I had systematically gone through the pink donut box and eaten

all the frosting off the donuts that had sprinkles.

Also chocolate and maple.

Well, any that had frosting.

So when people came in to get their donuts

they encountered a box of naked donuts with gnaw marks.

As most people would not believe that a human being would do something

like this, I criticized management for their lack of control

over the rodent problem.

A man walked by with a tuba.

Me: “Look a guy with a tuba. “

“He was supposed to take care of the rats.”

“Get him! “


Some bosses refer to you as “valued team members”

or even “colleagues.”

Some bosses are more old school and refer to you as a “subordinate.”

I like being referred to as a “subordinate.”

This implied inferiority of my position makes me feel

less guilty when I don’t do any work.

I actually feel pretty darn good about this.

If such a boss were ever to ask about this lack of performance

I would just say:

“Well, what did you expect?

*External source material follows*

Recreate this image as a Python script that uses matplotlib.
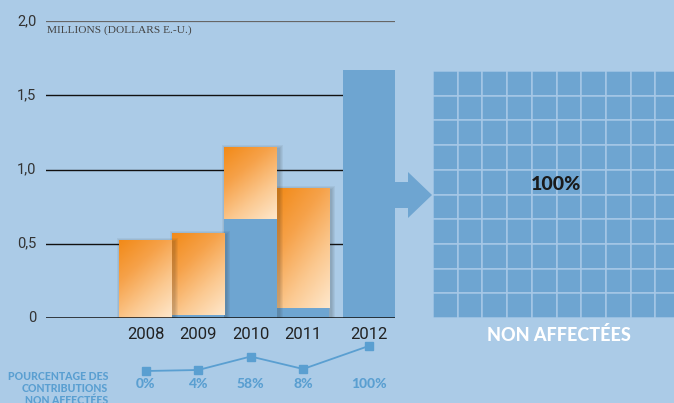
import numpy as np
import matplotlib
matplotlib.use("Agg")
import matplotlib.pyplot as plt
from matplotlib.patches import Rectangle, Polygon
from matplotlib.colors import LinearSegmentedColormap

# ---- data ----
years = ["2008", "2009", "2010", "2011", "2012"]
totals = [0.52, 0.57, 1.145, 0.875, 1.67]          # millions USD
pct_unallocated = [0, 4, 58, 8, 100]                # % non affectées
ytick_vals = [0, 0.5, 1.0, 1.5, 2.0]
ytick_labels = ["0", "0,5", "1,0", "1,5", "2,0"]

# ---- style ----
BG = "#abcbe7"
BLUE = "#6ea5d1"
LBLUE = "#5a9fd1"
GRIDW = "#a6c8e7"
COND = ["Liberation Sans Narrow", "Roboto", "DejaVu Sans"]
W, H = 674, 403

def fx(px):
    return px / W

def fy(py):
    return 1 - py / H

fig = plt.figure(figsize=(W / 100, H / 100), dpi=100, facecolor=BG)

# main bar axes
ax = fig.add_axes([fx(46), fy(318), (395 - 46) / W, (318 - 21) / H])
ax.patch.set_alpha(0)
xpos = [1.9, 2.9, 3.9, 4.9, 6.15]
bw = 1.0
XMAX, YMAX = 6.65, 2.0
ax.set_xlim(0, XMAX)
ax.set_ylim(0, YMAX)
for s in ax.spines.values():
    s.set_visible(False)
px_x = XMAX / (395 - 46)   # data units per pixel
px_y = YMAX / (318 - 21)

for v in ytick_vals[1:-1]:
    ax.axhline(v, color="#111111", lw=1.0, zorder=1)
ax.axhline(2.0, color="#666666", lw=1.6, zorder=1)
ax.axhline(0, color="#111111", lw=1.1, zorder=40)

ax.set_yticks(ytick_vals)
ax.set_yticklabels(ytick_labels, fontfamily=COND, fontsize=10.5, color="#333333")
ax.set_xticks(xpos)
ax.set_xticklabels(years, fontfamily=COND, fontsize=12, color="#222222")
ax.tick_params(length=0, axis="y", pad=7)
ax.tick_params(length=0, axis="x", pad=6.5)
for lab in ax.get_yticklabels():
    lab.set_verticalalignment("center")

cmap = LinearSegmentedColormap.from_list("og", ["#f28a18", "#f6a24a", "#fbc88f", "#fee7cb"])
n = 64
rows = np.linspace(0, 1, n)[:, None]
cols = np.linspace(0, 1, n)[None, :]
g = 0.62 * rows + 0.38 * cols

for i, (x, tot, p) in enumerate(zip(xpos, totals, pct_unallocated)):
    left = x - bw / 2
    blue_h = tot * p / 100
    zb = 30 - 3 * i
    if p < 100:
        # soft shadow, offset to the right, drawn over the next bar
        for s in [4, 3, 2, 1]:
            ax.add_patch(Rectangle((left + (2.0 - s) * px_x, 0),
                                   bw + 2 * s * px_x, tot + (s - 1.5) * px_y,
                                   facecolor="#2a2a2a", alpha=0.06, lw=0, zorder=zb - 1))
    if blue_h > 0:
        ax.add_patch(Rectangle((left, 0), bw, blue_h, facecolor=BLUE, lw=0, zorder=zb))
    if tot - blue_h > 0:
        ax.imshow(g, cmap=cmap, extent=(left, left + bw, blue_h, tot), origin="upper",
                  aspect="auto", interpolation="bilinear", zorder=zb)

ax.set_xlim(0, XMAX)
ax.set_ylim(0, YMAX)

ax.text(0.02, 1.972, "MILLIONS (DOLLARS E.-U.)", fontfamily=["Liberation Serif", "DejaVu Serif"],
        fontsize=8.2, color="#444444", va="top", ha="left")

# arrow
arrow_px = [(395, 182), (408, 182), (408, 172), (432, 195), (408, 218), (408, 208), (395, 208)]
fig.patches.append(Polygon([(fx(a), fy(b)) for a, b in arrow_px], closed=True,
                           transform=fig.transFigure, facecolor=BLUE, lw=0))

# percentage line
axl = fig.add_axes([fx(46), fy(371), (395 - 46) / W, 25 / H])
axl.set_xlim(0, XMAX)
axl.set_ylim(0, 100)
axl.axis("off")
axl.plot(xpos, pct_unallocated, color=LBLUE, lw=1.3, marker="s", ms=5.5, clip_on=False)
for x, p in zip(xpos, pct_unallocated):
    axl.annotate(f"{p}%", (x, 0), xytext=(0, -9.3), textcoords="offset points",
                 ha="center", va="center", fontfamily="Lato", fontweight="black",
                 fontsize=10, color=LBLUE)

fig.text(fx(108), fy(371), "POURCENTAGE DES\nCONTRIBUTIONS\nNON AFFECTÉES", ha="right", va="top",
         multialignment="right", linespacing=1.12, fontfamily="Lato", fontweight="black",
         fontsize=7.6, color=LBLUE)

# waffle
axw = fig.add_axes([fx(433), fy(318), 247 / W, 247 / H])
axw.set_xlim(0, 10)
axw.set_ylim(0, 10)
axw.axis("off")
for k in range(100):
    r, c = divmod(k, 10)
    fc = BLUE if k < pct_unallocated[-1] else BG
    axw.add_patch(Rectangle((c, 9 - r), 1, 1, facecolor=fc, edgecolor=GRIDW, lw=1.1))
axw.text(5.0, 5.4, f"{pct_unallocated[-1]}%", ha="center", va="center", fontfamily="Lato",
         fontweight="black", fontsize=14, color="#1a1a1a")

fig.text(fx(559), fy(335), "NON AFFECTÉES", ha="center", va="center", fontfamily="Lato",
         fontweight="black", fontsize=13, color="white")

fig.savefig("out.png", dpi=100, facecolor=BG)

I’m a subordinate.”

“I don’t know why you hired a subordinate in the first place.”


In retrospect it was probably a mistake to wear that bear

costume on “casual Friday.”

The previous Friday a bear had badly mauled a number of employees

and they never did catch him.

As the horse tranquiller they shot me in the butt with was starting to take

effect, it was also probably a bad idea to send out those last few emails.

I think I wrote one about bears not being terrorists,

which I inadvertently typed up as: “I am The Bear Terrorist.”

In the end HR had to let me go or it would look like they were

“profiling” bears.

And my new nickname “The Bear Terrorist”

made other employees fear me.

Me: “Look a guy with a tuba. Get him!”